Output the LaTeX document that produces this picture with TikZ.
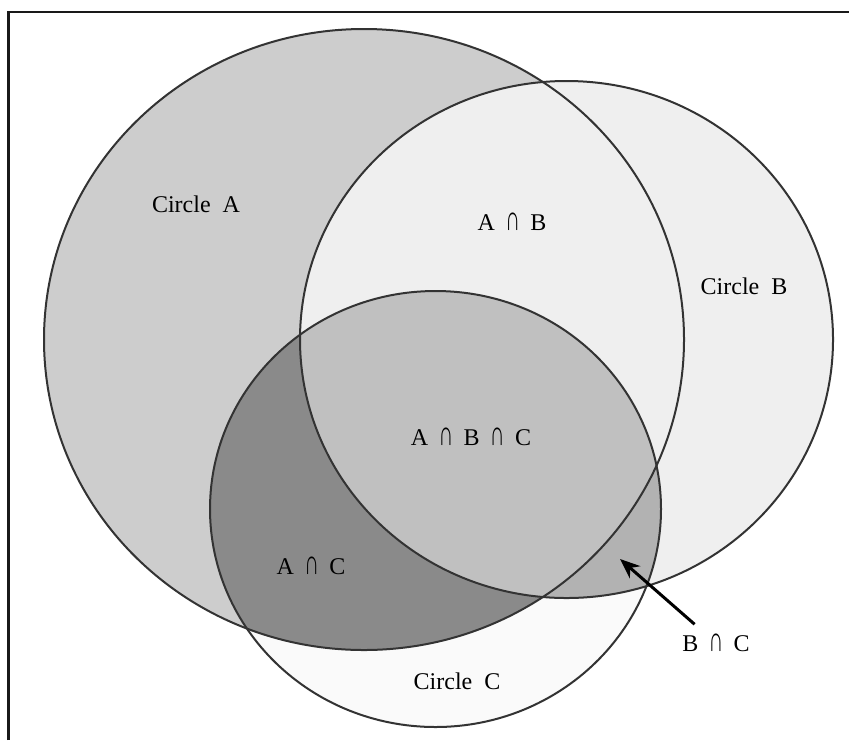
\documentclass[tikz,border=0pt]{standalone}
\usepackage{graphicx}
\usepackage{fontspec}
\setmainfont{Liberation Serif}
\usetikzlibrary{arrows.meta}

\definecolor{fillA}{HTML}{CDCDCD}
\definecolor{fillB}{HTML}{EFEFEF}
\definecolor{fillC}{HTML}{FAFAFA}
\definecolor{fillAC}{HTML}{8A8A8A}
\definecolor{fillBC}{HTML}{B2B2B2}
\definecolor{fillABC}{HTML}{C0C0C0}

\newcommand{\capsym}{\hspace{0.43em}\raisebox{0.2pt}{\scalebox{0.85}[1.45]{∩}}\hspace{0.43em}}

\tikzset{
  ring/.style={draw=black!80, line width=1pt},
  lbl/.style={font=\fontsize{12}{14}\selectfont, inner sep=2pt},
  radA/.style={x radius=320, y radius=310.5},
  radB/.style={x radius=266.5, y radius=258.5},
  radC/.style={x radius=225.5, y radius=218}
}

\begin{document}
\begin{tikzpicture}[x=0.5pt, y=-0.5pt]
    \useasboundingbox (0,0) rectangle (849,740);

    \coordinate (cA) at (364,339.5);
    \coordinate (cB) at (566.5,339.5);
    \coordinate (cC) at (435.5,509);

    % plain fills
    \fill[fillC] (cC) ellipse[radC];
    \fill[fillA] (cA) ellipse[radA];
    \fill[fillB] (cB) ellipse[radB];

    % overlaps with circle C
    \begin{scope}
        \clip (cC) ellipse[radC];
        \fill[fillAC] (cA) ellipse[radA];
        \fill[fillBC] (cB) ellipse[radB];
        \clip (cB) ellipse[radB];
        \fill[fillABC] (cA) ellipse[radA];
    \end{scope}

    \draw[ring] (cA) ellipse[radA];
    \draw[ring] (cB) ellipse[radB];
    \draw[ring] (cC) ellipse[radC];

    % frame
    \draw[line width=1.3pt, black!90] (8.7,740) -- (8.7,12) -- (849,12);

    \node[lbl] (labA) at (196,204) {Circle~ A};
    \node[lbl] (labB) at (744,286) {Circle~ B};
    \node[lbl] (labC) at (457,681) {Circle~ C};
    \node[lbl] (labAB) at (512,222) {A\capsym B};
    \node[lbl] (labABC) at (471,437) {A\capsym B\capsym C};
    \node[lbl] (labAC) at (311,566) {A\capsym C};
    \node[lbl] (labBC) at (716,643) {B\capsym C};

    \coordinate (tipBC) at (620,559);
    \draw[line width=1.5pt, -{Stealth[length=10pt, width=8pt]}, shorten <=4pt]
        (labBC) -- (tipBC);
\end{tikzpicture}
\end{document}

###

Task instructions:
Return the listing above unchanged, apart from dropping its pictures.

Response:
Output the LaTeX document that produces this picture with TikZ.
\documentclass[tikz,border=0pt]{standalone}
\usepackage{graphicx}
\usepackage{fontspec}
\setmainfont{Liberation Serif}
\usetikzlibrary{arrows.meta}

\definecolor{fillA}{HTML}{CDCDCD}
\definecolor{fillB}{HTML}{EFEFEF}
\definecolor{fillC}{HTML}{FAFAFA}
\definecolor{fillAC}{HTML}{8A8A8A}
\definecolor{fillBC}{HTML}{B2B2B2}
\definecolor{fillABC}{HTML}{C0C0C0}

\newcommand{\capsym}{\hspace{0.43em}\raisebox{0.2pt}{\scalebox{0.85}[1.45]{∩}}\hspace{0.43em}}

\tikzset{
  ring/.style={draw=black!80, line width=1pt},
  lbl/.style={font=\fontsize{12}{14}\selectfont, inner sep=2pt},
  radA/.style={x radius=320, y radius=310.5},
  radB/.style={x radius=266.5, y radius=258.5},
  radC/.style={x radius=225.5, y radius=218}
}

\begin{document}
\begin{tikzpicture}[x=0.5pt, y=-0.5pt]
    \useasboundingbox (0,0) rectangle (849,740);

    \coordinate (cA) at (364,339.5);
    \coordinate (cB) at (566.5,339.5);
    \coordinate (cC) at (435.5,509);

    % plain fills
    \fill[fillC] (cC) ellipse[radC];
    \fill[fillA] (cA) ellipse[radA];
    \fill[fillB] (cB) ellipse[radB];

    % overlaps with circle C
    \begin{scope}
        \clip (cC) ellipse[radC];
        \fill[fillAC] (cA) ellipse[radA];
        \fill[fillBC] (cB) ellipse[radB];
        \clip (cB) ellipse[radB];
        \fill[fillABC] (cA) ellipse[radA];
    \end{scope}

    \draw[ring] (cA) ellipse[radA];
    \draw[ring] (cB) ellipse[radB];
    \draw[ring] (cC) ellipse[radC];

    % frame
    \draw[line width=1.3pt, black!90] (8.7,740) -- (8.7,12) -- (849,12);

    \node[lbl] (labA) at (196,204) {Circle~ A};
    \node[lbl] (labB) at (744,286) {Circle~ B};
    \node[lbl] (labC) at (457,681) {Circle~ C};
    \node[lbl] (labAB) at (512,222) {A\capsym B};
    \node[lbl] (labABC) at (471,437) {A\capsym B\capsym C};
    \node[lbl] (labAC) at (311,566) {A\capsym C};
    \node[lbl] (labBC) at (716,643) {B\capsym C};

    \coordinate (tipBC) at (620,559);
    \draw[line width=1.5pt, -{Stealth[length=10pt, width=8pt]}, shorten <=4pt]
        (labBC) -- (tipBC);
\end{tikzpicture}
\end{document}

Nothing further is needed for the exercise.